What does Matthew 16:22 mean?
ESV: And Peter took him aside and began to rebuke him, saying, “Far be it from you, Lord! This shall never happen to you.”
NIV: Peter took him aside and began to rebuke him. 'Never, Lord!' he said. 'This shall never happen to you!'
NASB: And yet Peter took Him aside and began to rebuke Him, saying, 'God forbid it, Lord! This shall never happen to You!'
CSB: Peter took him aside and began to rebuke him, "Oh no, Lord! This will never happen to you! "
NLT: But Peter took him aside and began to reprimand him for saying such things. 'Heaven forbid, Lord,' he said. 'This will never happen to you!'
KJV: Then Peter took him, and began to rebuke him, saying, Be it far from thee, Lord: this shall not be unto thee.
NKJV: Then Peter took Him aside and began to rebuke Him, saying, “Far be it from You, Lord; this shall not happen to You!”
Verse Commentary:
Peter's earlier statement (Matthew 16:16) showed He knew exactly who Jesus was: the Christ, the Son of the living God. However, Peter also proves that knowing who Jesus was is separate from knowing Jesus' mission and purpose on earth. As did many in Israel, Peter had specific expectations for what the Messiah was supposed to do. Most of those opinions focused on the restoration of Israel, leading many to see the Promised One as a warrior-king, similar to David. The idea that this figure would be killed by His enemies completely contradicted their traditions and assumptions.

Thanks to that misunderstanding, and not a small amount of pride, Peter attempts to correct His master. After all, Jesus had praised Peter enthusiastically for understanding who He was. He had even given Peter the keys to the kingdom of heaven (Matthew 16:19). Peter seems to be assuring Jesus that His disciples are up to the challenge of defending and supporting Him. Peter tells Jesus boldly that "this will never happen to you." As happens for so many of us, even today, Peter's conviction that Jesus is the Son of God does not prevent Him from attempting to "correct" God's plans.

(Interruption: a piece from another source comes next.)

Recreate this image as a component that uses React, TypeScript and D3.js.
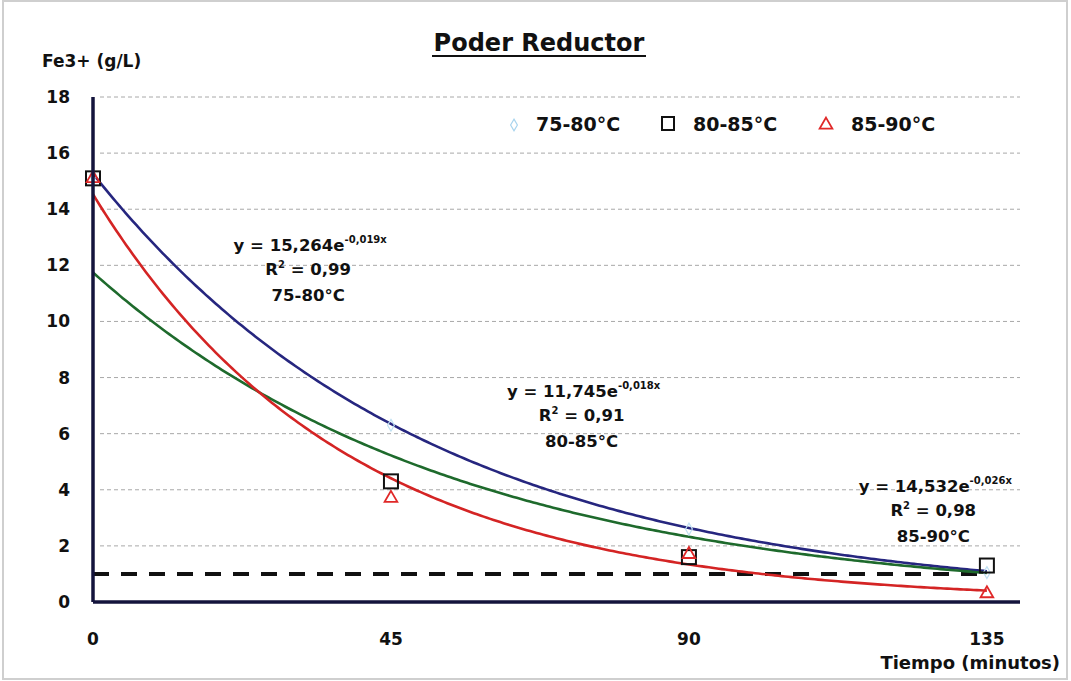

In addition, it's clear that Peter's response is not merely a defense of his own ability. The Greek root term used here is epitimaō, translated as "rebuke," which carries a sense of reprimand or sharpness. Rebuking someone is not necessarily to speak in anger, and sometimes it's entirely appropriate (1 Timothy 5:20; Titus 1:13). Still, Peter is not merely correcting Jesus—he's scolding Him. That might partly explain the cutting response given by Jesus in the next verse (Matthew 16:23).
Verse Context:
Matthew 16:21–28 describes the disciples' reaction when Jesus reveals He must be killed by religious leaders and raised on the third day. Peter, recently praised for His faith (Matthew 16:17), chastises Jesus for saying such things. Jesus responds with a devastating rebuke of His own, saying "Get behind me, Satan!" Peter's insistence that Messiah could not be killed is based in his own assumptions, not truth. Christ warns that those who follow Him must be willing to give up all else in the world, and to take on hardship and persecution, as needed. He adds that some standing there will not die before seeing Him coming in His kingdom; this prediction is fulfilled in the next passage (Matthew 17:1–2).
Chapter Summary:
A group of Pharisees and Sadducees demand a miracle from Jesus, though He has already performed many. Jesus refuses and warns the disciples to beware of the teachings of these religious leaders. Jesus asks the disciples who the people say He is, as well as their own opinion. Peter says Jesus is the Christ, and is commended for that statement. Jesus begins to reveal that He must suffer and be killed before being raised on the third day. Peter's attempt to scold Jesus results in a devastating rebuke. Jesus then says all who would follow Him must take up crosses of self-denial.
Chapter Context:
Matthew 16 finds Jesus returned from the Gentile regions, only to be immediately confronted by another group of Jewish religious leaders. Yet again, these men prove they are insincere: no amount of evidence will ever be enough for them. After a dramatic discussion about Jesus' role as Messiah, Jesus indicates that those who would come after Him must take up their crosses and follow Him. His references to some seeing the Son of Man coming in His kingdom will be fulfilled at the beginning of chapter 17, in an event known as the transfiguration.
Book Summary:
The Gospel of Matthew clearly shows the influence of its writer's background, and his effort to reach a specific audience. Matthew was one of Jesus' twelve disciples, a Jewish man, and a former tax collector. This profession would have required literacy, and Matthew may have transcribed some of Jesus' words as they were spoken. This book is filled with references to the Old Testament, demonstrating to Israel that Jesus is the Promised One. Matthew also includes many references to coins, likely due to his former profession. Matthew records extensive accounts of Jesus' teaching, more than the other three Gospels.